Can we be certain that Betham influenced Ingersoll? Yes. Project Gutenberg contains a freely available copy of Ingersollia , or "Gems of thought from the lectures, speeches, and conversations of Col. Robert G. Ingersoll, representative of his opinions and beliefs". In that useful collection we find this particular gem: 'The glory of Bentham is, that he gave the true basis of morals, and furnished the statesmen with the star and compass of this sentence: "The greatest happiness of the greatest number."' Ingersoll himself admits the influence and yet Jacoby seems to have either missed it or ignored it. Interestingly, Hecht too seems to have missed the connection although she focuses more of her considerable attention on Bentham than on Ingersoll. To miss this connection is to suggest an Americanism to Ingersoll that belies its European inheritance.
Together Bentham, Mill, Ingersoll and other Utilitarians created the atheistic golden age in the nineteenth century. Jacoby's American-centric history inexplicably leaves out this European connection to Ingersoll's life and times.
Jacoby also failed to mention alongside the women's suffrage movement and that of civil rights that the expansion of voting rights has corresponded directly with the simplification of political speech. George Washington's first inaugural address is full of big juicy words as little understood by the common people of his time as by the uneducated of ours: "Among the vicissitudes incident to life, no event could have filled me with greater anxieties than that of which the notification was transmitted by your order, and received on the fourteenth day of the present month." Can one imagine Barak Obama or George W. Bush using a word like vicissitudes and getting away with it? Actually, Obama tried early in the 2007 campaign season and was castigated as being "professorial" as a result. There is little doubt in my mind that the democratic expansion of suffrage brought along the religious concerns of the masses.
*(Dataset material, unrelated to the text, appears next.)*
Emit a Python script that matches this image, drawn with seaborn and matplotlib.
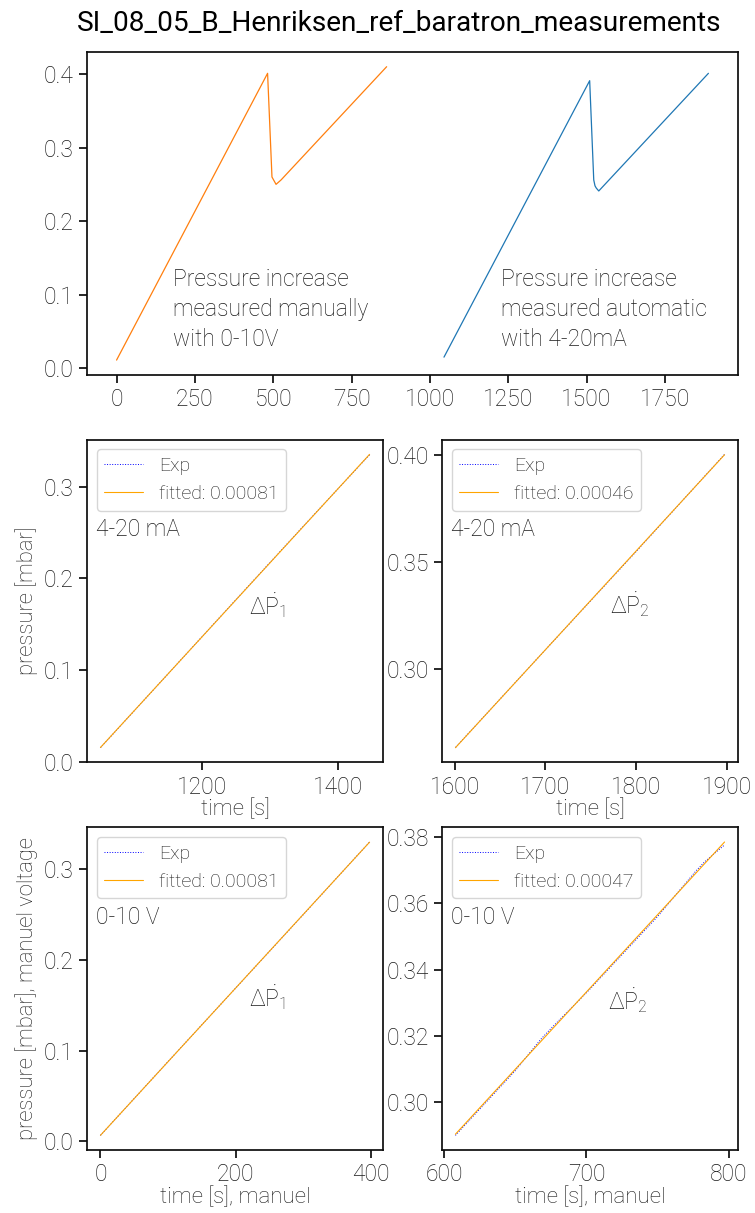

The state of atheism and agnosticism in the US today is, as it always been, complicated. I agree with Jacoby that it is difficult in the extreme for an openly atheistic person to be elected to national office. Indeed, the Huffington Post reported earlier this year that 24 US congressmen reported being "privately" nonbelievers but would not say so publicly. American atheists and agnostics are, as a group, mostly in the closet. This is slightly contrasted by the widely-reported 1997 survey of members of the National Academy of Sciences. The original article in Nature requires a subscription to access, but a summary is available via the Internet Archive's Wayback Machine. 93% of our nation's best scientists reported being either atheist or agnostic (72.2% atheists, 20.8% agnostics). A 2009 survey by the Pew Research Center confirmed a much higher secularism in all scientists compared to the general public. The sense of tension reported by Jacoby between theists and atheists, with agnostics sometimes caught in the middle, has survived intact through to the modern day, with the vastly increased pace of scientific discovery bringing the conversation to an uncomfortable head.
Jacoby's litany of examples from modern America, from Justice Antonin Scalia to President G.W. Bush to Al Gore, in her final chapter is well titled as Reason Embattled. It certainly feels that way. Scalia's repetitive quotations from St. Paul should make any of us wonder how he thinks about the New Testament's 1 Timothy 2:12. However, the First Amendment is still in force even in a period where the Fourth is held to be first among equals. We have not lost yet. Jacoby's call to arms to regain the pride of place for American secularism should be heeded or it is our fault indeed.